(Provided records):

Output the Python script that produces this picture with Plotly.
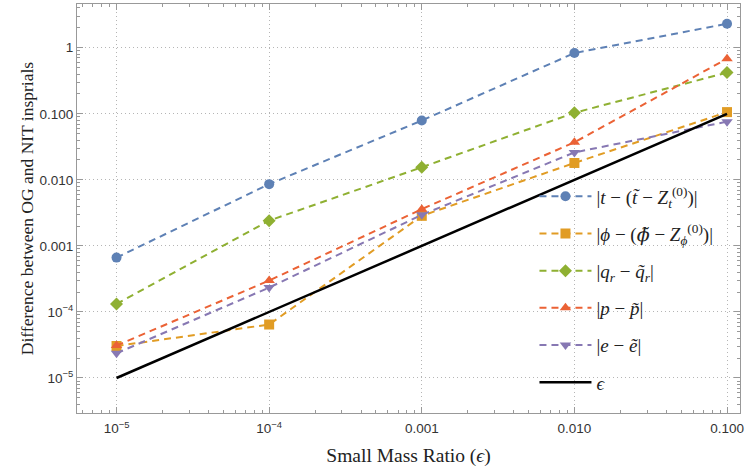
import numpy as np
import plotly.graph_objects as go

# small mass ratio values
eps = [1e-5, 1e-4, 1e-3, 1e-2, 1e-1]

# differences
diff_t = [6.65e-4, 8.6e-3, 0.079, 0.83, 2.31]
diff_phi = [3.05e-5, 6.45e-5, 2.85e-3, 0.018, 0.106]
diff_qr = [1.32e-4, 2.41e-3, 0.0155, 0.1035, 0.42]
diff_p = [3.1e-5, 2.99e-4, 3.6e-3, 0.037, 0.68]
diff_e = [2.37e-5, 2.34e-4, 2.95e-3, 0.026, 0.076]

x_tickvals = [1e-5, 1e-4, 1e-3, 1e-2, 1e-1]
x_ticktext = ["10<sup>−5</sup>", "10<sup>−4</sup>", "0.001", "0.010", "0.100"]
y_tickvals = [1e-5, 1e-4, 1e-3, 1e-2, 1e-1, 1]
y_ticktext = ["10<sup>−5</sup>", "10<sup>−4</sup>", "0.001", "0.010", "0.100", "1"]

phi_tilde = "<span style=\"font-family:'DejaVu Serif'\"><i>ϕ̃</i></span>"
series = [
    (diff_t, "|<i>t</i> − (<i>t̃</i> − <i>Z</i><sub><i>t</i></sub><sup>(0)</sup>)|", "#5E81B5", "circle"),
    (diff_phi, f"|<i>ϕ</i> − ({phi_tilde} − <i>Z</i><sub><i>ϕ</i></sub><sup>(0)</sup>)|", "#E19C24", "square"),
    (diff_qr, "|<i>q</i><sub><i>r</i></sub> − <i>q̃</i><sub><i>r</i></sub>|", "#8FB032", "diamond"),
    (diff_p, "|<i>p</i> − <i>p̃</i>|", "#EB6235", "triangle-up"),
    (diff_e, "|<i>e</i> − <i>ẽ</i>|", "#8778B3", "triangle-down"),
]

fig = go.Figure()
for i, (vals, label, color, sym) in enumerate(series):
    fig.add_trace(go.Scatter(
        x=eps, y=vals, name=label, legendgroup=f"g{i}",
        mode="lines+markers",
        line=dict(color=color, width=2, dash="7px,5px"),
        marker=dict(color=color, symbol=sym, size=10),
    ))

fig.add_trace(go.Scatter(
    x=eps, y=eps, name="<i>ϵ</i>", legendgroup="g5",
    mode="lines", line=dict(color="black", width=2.5),
))

serif = "Liberation Serif, serif"
sans = "Liberation Sans, sans-serif"

axis_common = dict(
    type="log", automargin=False,
    showline=True, linecolor="#999999", linewidth=1, mirror="allticks",
    ticks="inside", ticklen=6, tickcolor="#999999", tickwidth=1,
    minor=dict(ticks="inside", ticklen=3, tickcolor="#999999", dtick="D1", showgrid=False),
    showgrid=True, gridcolor="#b5b5b5", griddash="1px,3px", gridwidth=1,
    zeroline=False,
    tickfont=dict(family=sans, size=13.5, color="#333333"),
)

fig.update_layout(
    width=747, height=476,
    margin=dict(l=77, r=7, t=4, b=63),
    plot_bgcolor="white", paper_bgcolor="white",
    xaxis=dict(
        axis_common,
        range=[-5.259, -0.915],
        tickvals=x_tickvals, ticktext=x_ticktext,
        ticklabelstandoff=3,
        title=dict(text="Small Mass Ratio (<i>ϵ</i>)", font=dict(family=serif, size=19.5, color="#222222"), standoff=13),
    ),
    yaxis=dict(
        axis_common,
        range=[-5.53, 0.662],
        tickvals=y_tickvals, ticktext=y_ticktext,
        title=dict(text="Difference between OG and NIT insprials", font=dict(family=serif, size=17.5, color="#222222"), standoff=1),
    ),
    legend=dict(
        x=0.69, y=0.576, xanchor="left", yanchor="top",
        bgcolor="rgba(0,0,0,0)", borderwidth=0,
        font=dict(family=serif, size=19, color="#222222"),
        itemwidth=52, tracegroupgap=9.5,
    ),
)

# drop the default page margin so the figure sits at the window origin
fig.write_html("out.html", config={"displayModeBar": False},
               post_script="document.body.style.margin='0';")
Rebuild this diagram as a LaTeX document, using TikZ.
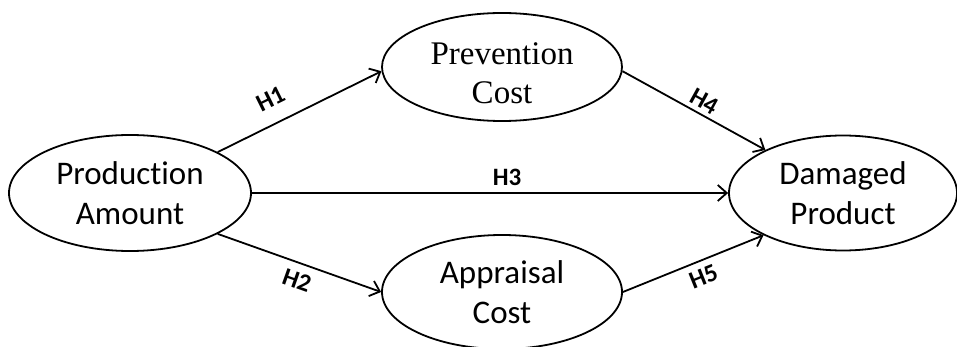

(Exercise aim):
Copy nothing but the lines from the top of the material through the line holding "eps = [1e-5, 1e-4, 1e-3, 1e-2, 1e-1]", exactly as written; omit pictures.

(Task response):
Output the Python script that produces this picture with Plotly.
import numpy as np
import plotly.graph_objects as go

# small mass ratio values
eps = [1e-5, 1e-4, 1e-3, 1e-2, 1e-1]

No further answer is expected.